RF - Aberturas, aproximações, troca de conhecimentos e a confirmação de que escolhi o melhor caminho. Enviei muitas cartas, foram inúmeras tentativas até conseguir algum aproveitamento. Com os clubes de leitura e a paciência de Natalia Terumi [Moriyama, diretora de Difusão Cultural da Secretaria da Cultura, Economia e Indústria Criativas do Estado de São Paulo e do SisEB], que leu e compartilhou meus textos com profissionais como Dalton Maziero, Tiago Cfer, e Lana Lim, recebi apoio para incentivar outros a escreverem suas histórias. Em 15 de dezembro de 2023, fui selecionado para compor uma coletânea de crônicas da Fundart de Ubatuba. Um dia antes, recebi um contrato de um grupo editorial de Ouro Preto-MG para publicar uma coletânea de contos sobre infância, Rica infância pobre, que será traduzida para o espanhol e publicada na Argentina. Felipe Dib comentou meu primeiro livro independente, Castanhos, e me ofereceu um curso VIP de inglês, que não posso fazer porque não posso ter acesso ao computador. 


SPL - Qual a importância da experiência de leitura para quem vive em regime fechado?

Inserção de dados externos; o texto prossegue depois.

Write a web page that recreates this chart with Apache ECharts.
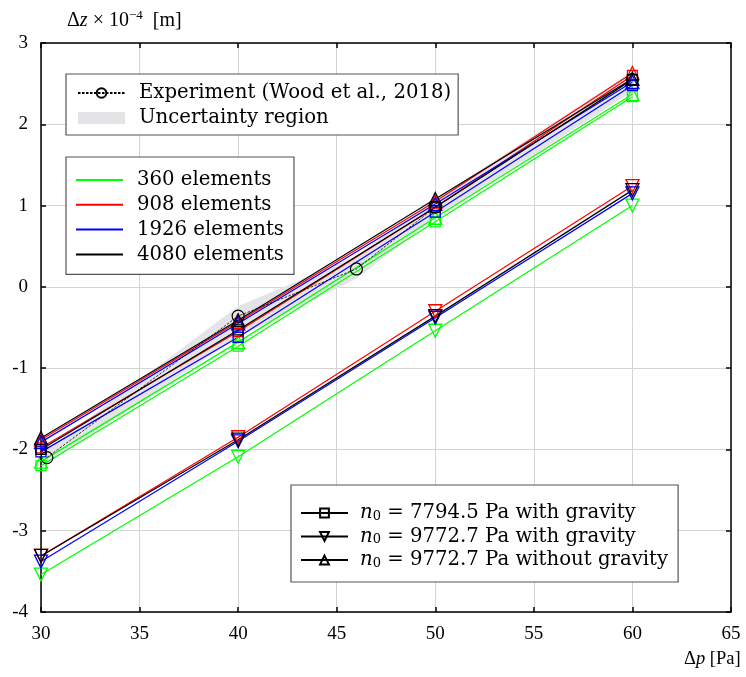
<!DOCTYPE html>
<html><head><meta charset="utf-8">
<script src="https://cdn.jsdelivr.net/npm/echarts@6/dist/echarts.min.js"></script>
<style>html,body{margin:0;padding:0;background:#fff}#c{width:746px;height:677px}</style>
</head><body><div id="c"></div>
<script>
// ---- data ----
var dp = [30, 40, 50, 60];
var meshNames = ['360 elements', '908 elements', '1926 elements', '4080 elements'];
var meshColors = ['#00ff00', '#ff0000', '#0000ff', '#000000'];
// n0 = 7794.5 Pa with gravity (squares)
var sq360 = [-2.20, -0.73, 0.80, 2.34];
var sq908 = [-1.98, -0.55, 0.98, 2.60];
var sq1926 = [-2.03, -0.62, 0.92, 2.48];
var sq4080 = [-2.00, -0.53, 0.98, 2.55];
// n0 = 9772.7 Pa with gravity (down triangles)
var dn360 = [-3.54, -2.09, -0.54, 1.00];
var dn908 = [-3.31, -1.85, -0.30, 1.24];
var dn1926 = [-3.38, -1.90, -0.38, 1.15];
var dn4080 = [-3.31, -1.88, -0.36, 1.19];
// n0 = 9772.7 Pa without gravity (up triangles)
var up360 = [-2.15, -0.68, 0.85, 2.37];
var up908 = [-1.88, -0.43, 1.05, 2.63];
var up1926 = [-1.91, -0.45, 1.02, 2.52];
var up4080 = [-1.86, -0.41, 1.08, 2.56];
// experiment
var expX = [30.3, 40, 46, 50, 60];
var expY = [-2.10, -0.36, 0.22, 0.98, 2.55];
var bandLower = [-2.18, -0.62, 0.10, 0.85, 2.40];
var bandUpper = [-2.00, -0.24, 0.38, 1.08, 2.65];
var caseNames = ['n0 = 7794.5 Pa with gravity', 'n0 = 9772.7 Pa with gravity', 'n0 = 9772.7 Pa without gravity'];

var FONT = 'Liberation Serif';
var LFONT = 'DejaVu Serif';
var squares = [sq360, sq908, sq1926, sq4080];
var downs = [dn360, dn908, dn1926, dn4080];
var ups = [up360, up908, up1926, up4080];

function pts(xs, ys) { return xs.map(function (x, i) { return [x, ys[i]]; }); }
function mk(name, ys, color, symbol, rot, size) {
  return {
    type: 'line', name: name, data: pts(dp, ys), symbol: symbol, symbolRotate: rot,
    symbolSize: size, z: 3, animation: false,
    lineStyle: { color: color, width: 1.2 },
    itemStyle: { color: 'rgba(0,0,0,0)', borderColor: color, borderWidth: 1.3 }
  };
}
var series = [];
// uncertainty band (polygon through lower and upper bounds)
series.push({
  type: 'custom', name: 'Uncertainty region', z: 1, animation: false, silent: true,
  data: expX.map(function (x, i) { return [x, bandLower[i], bandUpper[i]]; }),
  encode: { x: 0, y: [1, 2] },
  itemStyle: { color: '#e4e4e6' },
  renderItem: function (params, api) {
    if (params.dataIndexInside !== 0) return;
    var n = params.dataInsideLength, top = [], bot = [];
    for (var i = 0; i < n; i++) {
      top.push(api.coord([api.value(0, i), api.value(2, i)]));
      bot.unshift(api.coord([api.value(0, i), api.value(1, i)]));
    }
    return { type: 'polygon', shape: { points: top.concat(bot) }, style: { fill: '#e4e4e6' } };
  }
});
for (var m = 0; m < 4; m++) {
  series.push(mk('sq' + m, squares[m], meshColors[m], 'rect', 0, 10));
  series.push(mk('dn' + m, downs[m], meshColors[m], 'triangle', 180, 13));
  series.push(mk('up' + m, ups[m], meshColors[m], 'triangle', 0, 13));
}
series.push({ type: 'line', name: 'Experiment (Wood et al., 2018)', data: pts(expX, expY), z: 5, animation: false,
  symbol: 'circle', symbolSize: 12,
  lineStyle: { color: '#000', width: 0.8, type: [2.5, 1.5] },
  itemStyle: { color: 'rgba(0,0,0,0)', borderColor: '#000', borderWidth: 1.2 } });
// legend-only series
meshNames.forEach(function (n, i) {
  series.push({ type: 'line', name: n, data: [], symbol: 'none', lineStyle: { color: meshColors[i], width: 2 }, itemStyle: { color: meshColors[i] } });
});
var caseSym = [['rect', 0], ['triangle', 180], ['triangle', 0]];
caseNames.forEach(function (n, i) {
  series.push({ type: 'line', name: n, data: [], symbol: caseSym[i][0], symbolRotate: caseSym[i][1], symbolSize: 10,
    lineStyle: { color: '#000', width: 2 }, itemStyle: { color: 'rgba(0,0,0,0)', borderColor: '#000', borderWidth: 1.3 } });
});

var legendBase = {
  orient: 'vertical', backgroundColor: '#fff', borderColor: '#555', borderWidth: 1.2, borderRadius: 0,
  itemWidth: 47, itemHeight: 12, itemGap: 5, itemTextGap: 15, selectedMode: false,
  textStyle: { fontFamily: LFONT, fontSize: 19.7, color: '#000', lineHeight: 20, padding: [0, 0, 0, 9] }
};
function legend(extra) { return Object.assign({}, legendBase, extra); }

var axisLine = { show: true, onZero: false, lineStyle: { color: '#000', width: 1.5 } };
var tick = { show: true, inside: true, length: 5, lineStyle: { color: '#000', width: 1.5 } };
var lbl = { fontFamily: FONT, fontSize: 19, color: '#000' };
var nameRich = { a: { fontFamily: FONT, fontSize: 20, color: '#000' }, i: { fontFamily: FONT, fontStyle: 'italic', fontSize: 20, color: '#000' },
  s: { fontFamily: FONT, fontSize: 13, color: '#000', verticalAlign: 'top', padding: [0, 0, 10, 0] } };
var xRich = { a: { fontFamily: FONT, fontSize: 18.5, color: '#000' }, i: { fontFamily: FONT, fontStyle: 'italic', fontSize: 18.5, color: '#000' } };
var option = {
  backgroundColor: '#fff',
  animation: false,
  grid: { left: 41, right: 15, top: 43, bottom: 65, outerBoundsMode: 'none', containLabel: false },
  xAxis: [
    { type: 'value', min: 30, max: 65, interval: 5, position: 'bottom', axisLine: axisLine, axisTick: tick,
      axisLabel: Object.assign({ margin: 13 }, lbl),
      splitLine: { show: true, lineStyle: { color: '#d4d4d4', width: 1 } },
      name: '{a|Δ}{i|p}{a| [Pa]}', nameLocation: 'end', nameGap: -47,
      nameTextStyle: { verticalAlign: 'top', align: 'left', padding: [38, 0, 0, 0], rich: xRich } },
    { type: 'value', min: 30, max: 65, interval: 5, position: 'top', axisLine: axisLine, axisTick: tick,
      axisLabel: { show: false }, splitLine: { show: false } }
  ],
  yAxis: [
    { type: 'value', min: -4, max: 3, interval: 1, position: 'left', axisLine: axisLine, axisTick: tick,
      axisLabel: Object.assign({ margin: 13 }, lbl),
      splitLine: { show: true, lineStyle: { color: '#d4d4d4', width: 1 } },
      name: '{a|Δ}{i|z}{a| × 10}{s|−4}{a|  [m]}', nameLocation: 'end', nameGap: 11,
      nameTextStyle: { align: 'left', padding: [0, 0, 0, 26], rich: nameRich } },
    { type: 'value', min: -4, max: 3, interval: 1, position: 'right', axisLine: axisLine, axisTick: tick,
      axisLabel: { show: false }, splitLine: { show: false } }
  ],
  legend: [
    legend({ left: 66, top: 74, padding: [9, 7, 7, 11], itemGap: 5, data: [
      { name: 'Experiment (Wood et al., 2018)' },
      { name: 'Uncertainty region', icon: 'rect', itemStyle: { color: '#e4e4e6' } }] }),
    legend({ left: 66, top: 157, padding: [13, 10, 10, 10], itemGap: 4.8, itemHeight: 2,
      data: meshNames.map(function (n, i) { return { name: n, icon: 'rect', itemStyle: { color: meshColors[i] } }; }) }),
    legend({ left: 291, top: 485, padding: [18, 10, 12, 9], itemGap: 3.5, itemHeight: 11,
      formatter: function (n) { return n.replace('n0', '{i|n}{sub|0}'); },
      textStyle: { fontFamily: LFONT, fontSize: 19.7, color: '#000', lineHeight: 20, padding: [0, 0, 0, 7],
        rich: { i: { fontFamily: LFONT, fontStyle: 'italic', fontSize: 19.7 }, sub: { fontFamily: LFONT, fontSize: 13, verticalAlign: 'bottom', padding: [7, 0, 0, 0] } } },
      data: caseNames })
  ],
  series: series
};
var chart = echarts.init(document.getElementById('c'), null, { renderer: 'canvas' });
chart.setOption(option);
</script></body></html>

RF - Ler por ler não é suficiente. Os livros, eles têm de “passar” por nós, temos que nos abrir a eles, permitir que a essência, a mensagem seja absorvida por todos os nossos sentidos e percepções. Apenas após me permitir experienciar a leitura desta forma, é que horizontes mais amplos passaram a se abrir para mim. E tal experiência é gratuita, aberta a todos, indiscriminatória. Quão bom seria se todos, todos os reclusos do nosso gigantesco sistema carcerário pudessem acordar um dia e simplesmente decidir tomar outros rumos. Sei, por testemunho próprio, que alguns tentam. Contudo, a falta de incentivo para o bem, a oportunidade de participar de programas e iniciativas das quais tenho a graça de participar, faz com que eles sigam o curso natural da realidade carcerária. Reincidência e piora. Fujo disso e busco exatamente o contrário. E essa busca, essa virada de chave, têm de ocorrer no regime fechado, o quanto antes. O futuro da pessoa reclusa é resultado das ações e atividades das quais ela se entrega agora, no momento presente. Toda minha gratidão à Adriana Campos, assistente social da unidade, e a Eugenio Basso, que vem abrindo portas, apoiando e incentivando tais práticas intramuros.  


SPL - Um sonho:

RF - A minha utopia é que todos os encarcerados pudessem se engajar e se voltar para a educação, em qualquer uma das suas inúmeras facetas: quer seja aprender um outro idioma, dedicar-se à leitura, ensaiar a escrita ou produção de textos. E, dos 60 estudantes que tiraram a nota máxima no País, que ao menos um (ou mais, bem mais!) pudessem ter a felicidade de conseguir esse feito de dentro do cárcere. Garanto que se houver estímulo, incentivo externo, um dia isso há de acontecer. Eu, sigo tentando.